DIRECTIVE: Transcribe the listing exactly, leaving out every picture.

INFORMATION SHOWN:
╭──

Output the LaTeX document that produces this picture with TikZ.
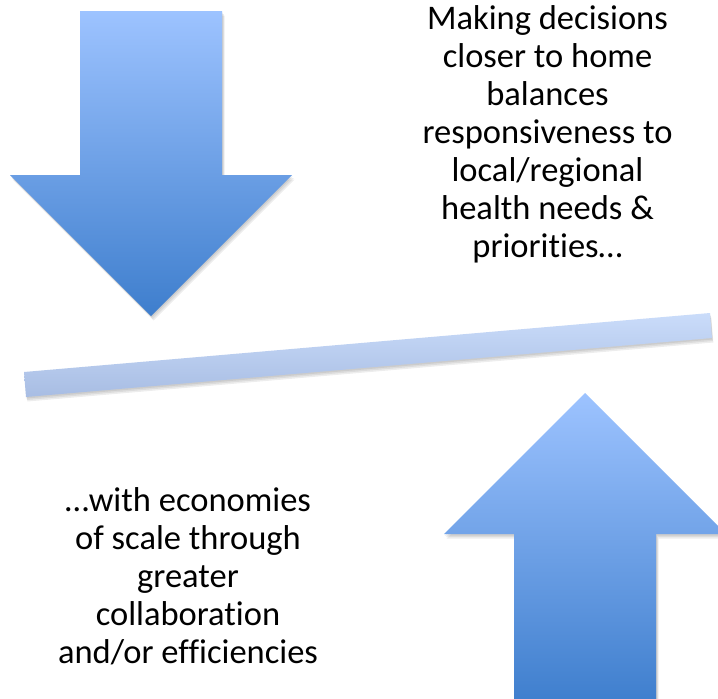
\documentclass[tikz,border=0pt]{standalone}
\usepackage{fontspec}
\setmainfont[Ligatures={NoCommon}]{Carlito}
\definecolor{arrowtop}{HTML}{9DC3FF}
\definecolor{arrowmid}{HTML}{7CA8EA}
\definecolor{arrowbot}{HTML}{3E7ECD}
\definecolor{bartop}{HTML}{CADCFA}
\definecolor{barbot}{HTML}{A8BDE3}
\begin{document}
\begin{tikzpicture}[x=1pt,y=-1pt,
  arrowshade/.style={top color=arrowtop, middle color=arrowmid, bottom color=arrowbot},
  barshade/.style={top color=bartop, bottom color=barbot},
  softshadow/.style={fill=black, opacity=0.07},
  lbl/.style={align=center, inner sep=0pt, anchor=north, text=black,
              font=\fontsize{34.5}{38}\selectfont}]
\useasboundingbox (0,0) rectangle (718,699);
\clip (0,0) rectangle (718,699);
\fill[white] (0,0) rectangle (718,699);

% shadows
\foreach \d in {1.5,3,4.5}{
  \fill[softshadow, shift={(\d*0.6,\d)}]
    (80,11) -- (222,11) -- (222,175) -- (292,175) -- (151,316) -- (10,175) -- (80,175) -- cycle;
  \fill[softshadow, shift={(\d*0.6,\d)}]
    (585,393) -- (726,534) -- (656,534) -- (656,705) -- (514,705) -- (514,534) -- (444,534) -- cycle;
  \fill[softshadow, shift={(\d*0.3,\d)}]
    (24,372) -- (710,313) -- (712,338) -- (26,397) -- cycle;
}

% down arrow
\shade[arrowshade]
  (80,11) -- (222,11) -- (222,175) -- (292,175) -- (151,316) -- (10,175) -- (80,175) -- cycle;
% up arrow
\shade[arrowshade]
  (585,393) -- (726,534) -- (656,534) -- (656,705) -- (514,705) -- (514,534) -- (444,534) -- cycle;
% balance bar
\shade[barshade]
  (24,372) -- (710,313) -- (712,338) -- (26,397) -- cycle;

\node[lbl] (top) at (547.5,5) {Making decisions\\closer to home\\balances\\responsiveness to\\local/regional\\health needs \&\\priorities…};
\node[lbl] (bottom) at (188,487) {…with economies\\of scale through\\greater\\collaboration\\and/or efficiencies};
\end{tikzpicture}
\end{document}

╰──

FINISHED ANSWER:
Output the LaTeX document that produces this picture with TikZ.
\documentclass[tikz,border=0pt]{standalone}
\usepackage{fontspec}
\setmainfont[Ligatures={NoCommon}]{Carlito}
\definecolor{arrowtop}{HTML}{9DC3FF}
\definecolor{arrowmid}{HTML}{7CA8EA}
\definecolor{arrowbot}{HTML}{3E7ECD}
\definecolor{bartop}{HTML}{CADCFA}
\definecolor{barbot}{HTML}{A8BDE3}
\begin{document}
\begin{tikzpicture}[x=1pt,y=-1pt,
  arrowshade/.style={top color=arrowtop, middle color=arrowmid, bottom color=arrowbot},
  barshade/.style={top color=bartop, bottom color=barbot},
  softshadow/.style={fill=black, opacity=0.07},
  lbl/.style={align=center, inner sep=0pt, anchor=north, text=black,
              font=\fontsize{34.5}{38}\selectfont}]
\useasboundingbox (0,0) rectangle (718,699);
\clip (0,0) rectangle (718,699);
\fill[white] (0,0) rectangle (718,699);

% shadows
\foreach \d in {1.5,3,4.5}{
  \fill[softshadow, shift={(\d*0.6,\d)}]
    (80,11) -- (222,11) -- (222,175) -- (292,175) -- (151,316) -- (10,175) -- (80,175) -- cycle;
  \fill[softshadow, shift={(\d*0.6,\d)}]
    (585,393) -- (726,534) -- (656,534) -- (656,705) -- (514,705) -- (514,534) -- (444,534) -- cycle;
  \fill[softshadow, shift={(\d*0.3,\d)}]
    (24,372) -- (710,313) -- (712,338) -- (26,397) -- cycle;
}

% down arrow
\shade[arrowshade]
  (80,11) -- (222,11) -- (222,175) -- (292,175) -- (151,316) -- (10,175) -- (80,175) -- cycle;
% up arrow
\shade[arrowshade]
  (585,393) -- (726,534) -- (656,534) -- (656,705) -- (514,705) -- (514,534) -- (444,534) -- cycle;
% balance bar
\shade[barshade]
  (24,372) -- (710,313) -- (712,338) -- (26,397) -- cycle;

\node[lbl] (top) at (547.5,5) {Making decisions\\closer to home\\balances\\responsiveness to\\local/regional\\health needs \&\\priorities…};
\node[lbl] (bottom) at (188,487) {…with economies\\of scale through\\greater\\collaboration\\and/or efficiencies};
\end{tikzpicture}
\end{document}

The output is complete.